Inconsistent Results with torch.compile on Identical Environments and GPUs

How large are these differences and is one of the compiled outputs matching PyTorch eager mode?

We are using the DiT model, and we found that when BF16 is used without enabling compile, different machines can produce identical images. However, after enabling compile, the results become uncontrollable.
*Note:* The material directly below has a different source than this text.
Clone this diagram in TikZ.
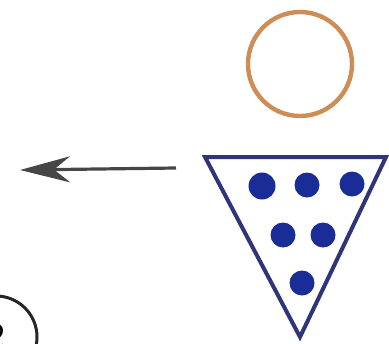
\documentclass[tikz,border=0pt]{standalone}
\usepackage{tikz}
\usetikzlibrary{arrows.meta,positioning}
\definecolor{ringorange}{RGB}{206,140,86}
\definecolor{dotblue}{RGB}{26,44,150}
\definecolor{edgeblue}{RGB}{48,52,120}
\definecolor{arrowgrey}{RGB}{70,70,70}

\begin{document}
\begin{tikzpicture}[x=0.5mm, y=-0.5mm, dot/.style={circle, fill=dotblue, draw=none, inner sep=0pt, minimum size=12.5mm}]
\useasboundingbox (0,0) rectangle (389,343);
% ring
\node[circle, draw=ringorange, line width=2.2mm, minimum size=52mm, inner sep=0pt] (ring) at (300,64) {};

% arrow
\coordinate (tail) at (176,168);
\coordinate (tip) at (20,170);
\draw[arrowgrey, line width=1.6mm, -{Stealth[length=25mm, width=13mm, inset=8mm]}] (tail) -- (tip);

% triangle
\coordinate (tl) at (205,157);
\coordinate (tr) at (386,157);
\coordinate (bt) at (300,337);
\draw[edgeblue, line width=2mm, line join=miter] (tl) -- (tr) -- (bt) -- cycle;
\node[dot, minimum size=13.5mm] (d1) at (262,186) {};
\node[dot] (d2) at (307,185) {};
\node[dot] (d3) at (352,184) {};
\node[dot] (d4) at (283,235) {};
\node[dot] (d5) at (323,235) {};
\node[dot] (d6) at (302,283) {};

% label
\node[circle, draw=black!85, line width=1.5mm, minimum size=41mm, inner sep=0pt, font=\fontsize{58}{58}\selectfont] (num) at (-4,337) {2};
\end{tikzpicture}
\end{document}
Even when we align the random seed and use an entirely consistent environment, we cannot obtain exactly the same images.

Also, do you see these issues in the latest release?

Yes, we have followed the issues below and made the corresponding settings, but we still cannot control the results with compile enabled.

torch._inductor.config.fallback_random = True

Here is our software and hardware information:
torch version: 2.6.0.dev20241104+cu124
torch cuda version: 12.4
torch git version: 76c297ad6b180015c5955e61357f43ab92d110ea

CUDA Info:
nvcc: NVIDIA (R) Cuda compiler driver
Copyright (c) 2005-2024 NVIDIA Corporation
Built on Thu_Jun__6_02:18:23_PDT_2024
Cuda compilation tools, release 12.5, V12.5.82
Build cuda_12.5.r12.5/compiler.34385749_0

GPU Hardware Info:
NVIDIA L20 : 2

How can I troubleshoot this issue? Any help would be greatly appreciated.